> [YOUR GOAL]
Extract the full listing verbatim and drop any pictures from your copy.

((

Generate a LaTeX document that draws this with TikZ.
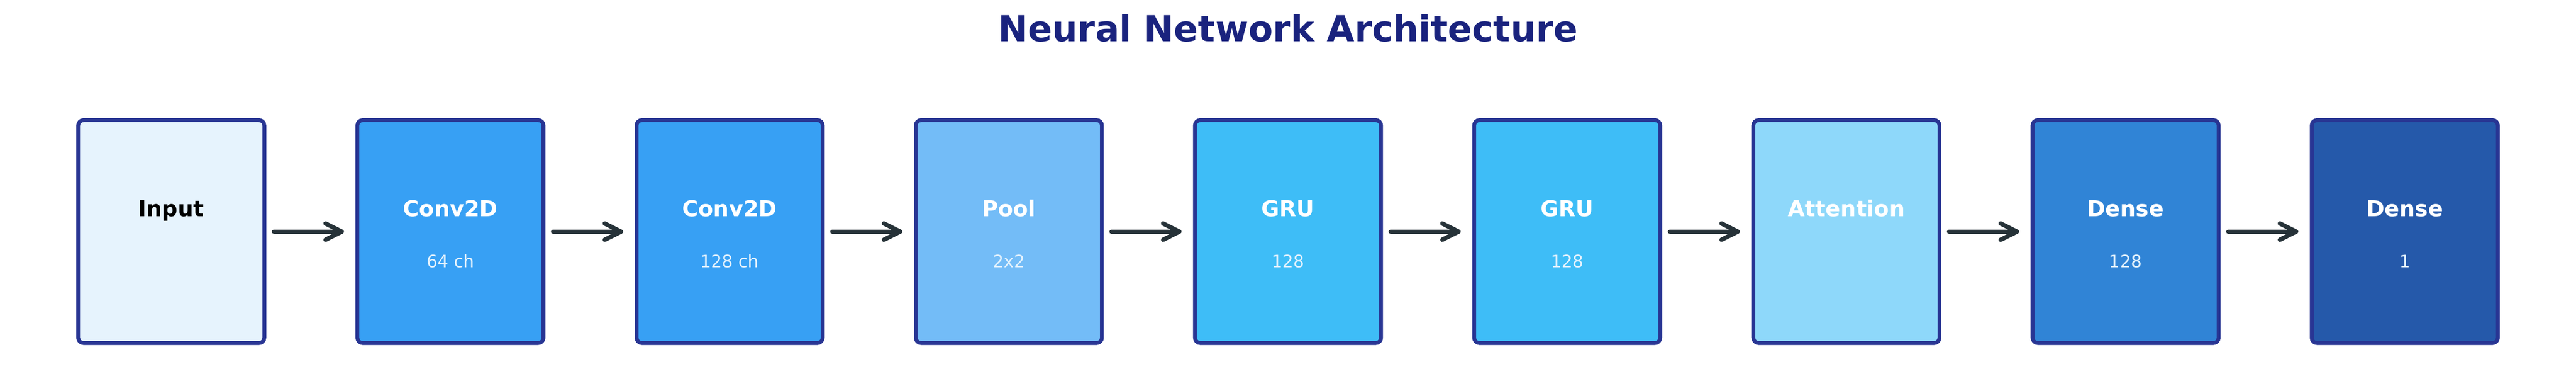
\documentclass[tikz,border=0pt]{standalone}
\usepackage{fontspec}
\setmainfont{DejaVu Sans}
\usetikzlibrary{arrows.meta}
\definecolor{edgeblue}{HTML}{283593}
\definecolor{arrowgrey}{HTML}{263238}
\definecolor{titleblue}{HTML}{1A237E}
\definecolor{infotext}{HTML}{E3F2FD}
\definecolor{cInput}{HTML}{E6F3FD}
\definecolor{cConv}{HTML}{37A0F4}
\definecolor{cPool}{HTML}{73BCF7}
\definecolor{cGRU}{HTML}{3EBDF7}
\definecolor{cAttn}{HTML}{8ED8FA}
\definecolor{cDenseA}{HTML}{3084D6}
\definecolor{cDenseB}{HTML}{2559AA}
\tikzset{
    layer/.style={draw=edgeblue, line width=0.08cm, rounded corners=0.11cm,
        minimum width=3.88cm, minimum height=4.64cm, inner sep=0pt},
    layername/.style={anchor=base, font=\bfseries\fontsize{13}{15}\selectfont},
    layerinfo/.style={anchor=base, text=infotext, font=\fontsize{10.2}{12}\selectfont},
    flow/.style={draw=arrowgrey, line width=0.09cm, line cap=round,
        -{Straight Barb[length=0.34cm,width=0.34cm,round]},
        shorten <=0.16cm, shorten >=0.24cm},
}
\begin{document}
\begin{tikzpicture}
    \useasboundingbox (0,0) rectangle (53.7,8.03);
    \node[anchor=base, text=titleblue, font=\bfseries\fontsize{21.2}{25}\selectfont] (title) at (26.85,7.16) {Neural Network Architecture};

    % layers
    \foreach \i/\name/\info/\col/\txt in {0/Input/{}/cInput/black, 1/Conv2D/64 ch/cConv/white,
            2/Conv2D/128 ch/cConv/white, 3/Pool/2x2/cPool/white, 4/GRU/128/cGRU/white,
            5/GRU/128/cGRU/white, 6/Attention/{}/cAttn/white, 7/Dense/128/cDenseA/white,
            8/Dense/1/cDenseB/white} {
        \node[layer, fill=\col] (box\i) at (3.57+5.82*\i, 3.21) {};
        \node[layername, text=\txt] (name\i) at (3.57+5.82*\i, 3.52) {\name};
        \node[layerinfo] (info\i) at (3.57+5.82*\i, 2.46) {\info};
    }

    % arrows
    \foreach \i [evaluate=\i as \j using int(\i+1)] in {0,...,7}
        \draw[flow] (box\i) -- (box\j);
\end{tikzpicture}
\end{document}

))

> [THE ANSWER]
Generate a LaTeX document that draws this with TikZ.
\documentclass[tikz,border=0pt]{standalone}
\usepackage{fontspec}
\setmainfont{DejaVu Sans}
\usetikzlibrary{arrows.meta}
\definecolor{edgeblue}{HTML}{283593}
\definecolor{arrowgrey}{HTML}{263238}
\definecolor{titleblue}{HTML}{1A237E}
\definecolor{infotext}{HTML}{E3F2FD}
\definecolor{cInput}{HTML}{E6F3FD}
\definecolor{cConv}{HTML}{37A0F4}
\definecolor{cPool}{HTML}{73BCF7}
\definecolor{cGRU}{HTML}{3EBDF7}
\definecolor{cAttn}{HTML}{8ED8FA}
\definecolor{cDenseA}{HTML}{3084D6}
\definecolor{cDenseB}{HTML}{2559AA}
\tikzset{
    layer/.style={draw=edgeblue, line width=0.08cm, rounded corners=0.11cm,
        minimum width=3.88cm, minimum height=4.64cm, inner sep=0pt},
    layername/.style={anchor=base, font=\bfseries\fontsize{13}{15}\selectfont},
    layerinfo/.style={anchor=base, text=infotext, font=\fontsize{10.2}{12}\selectfont},
    flow/.style={draw=arrowgrey, line width=0.09cm, line cap=round,
        -{Straight Barb[length=0.34cm,width=0.34cm,round]},
        shorten <=0.16cm, shorten >=0.24cm},
}
\begin{document}
\begin{tikzpicture}
    \useasboundingbox (0,0) rectangle (53.7,8.03);
    \node[anchor=base, text=titleblue, font=\bfseries\fontsize{21.2}{25}\selectfont] (title) at (26.85,7.16) {Neural Network Architecture};

    % layers
    \foreach \i/\name/\info/\col/\txt in {0/Input/{}/cInput/black, 1/Conv2D/64 ch/cConv/white,
            2/Conv2D/128 ch/cConv/white, 3/Pool/2x2/cPool/white, 4/GRU/128/cGRU/white,
            5/GRU/128/cGRU/white, 6/Attention/{}/cAttn/white, 7/Dense/128/cDenseA/white,
            8/Dense/1/cDenseB/white} {
        \node[layer, fill=\col] (box\i) at (3.57+5.82*\i, 3.21) {};
        \node[layername, text=\txt] (name\i) at (3.57+5.82*\i, 3.52) {\name};
        \node[layerinfo] (info\i) at (3.57+5.82*\i, 2.46) {\info};
    }

    % arrows
    \foreach \i [evaluate=\i as \j using int(\i+1)] in {0,...,7}
        \draw[flow] (box\i) -- (box\j);
\end{tikzpicture}
\end{document}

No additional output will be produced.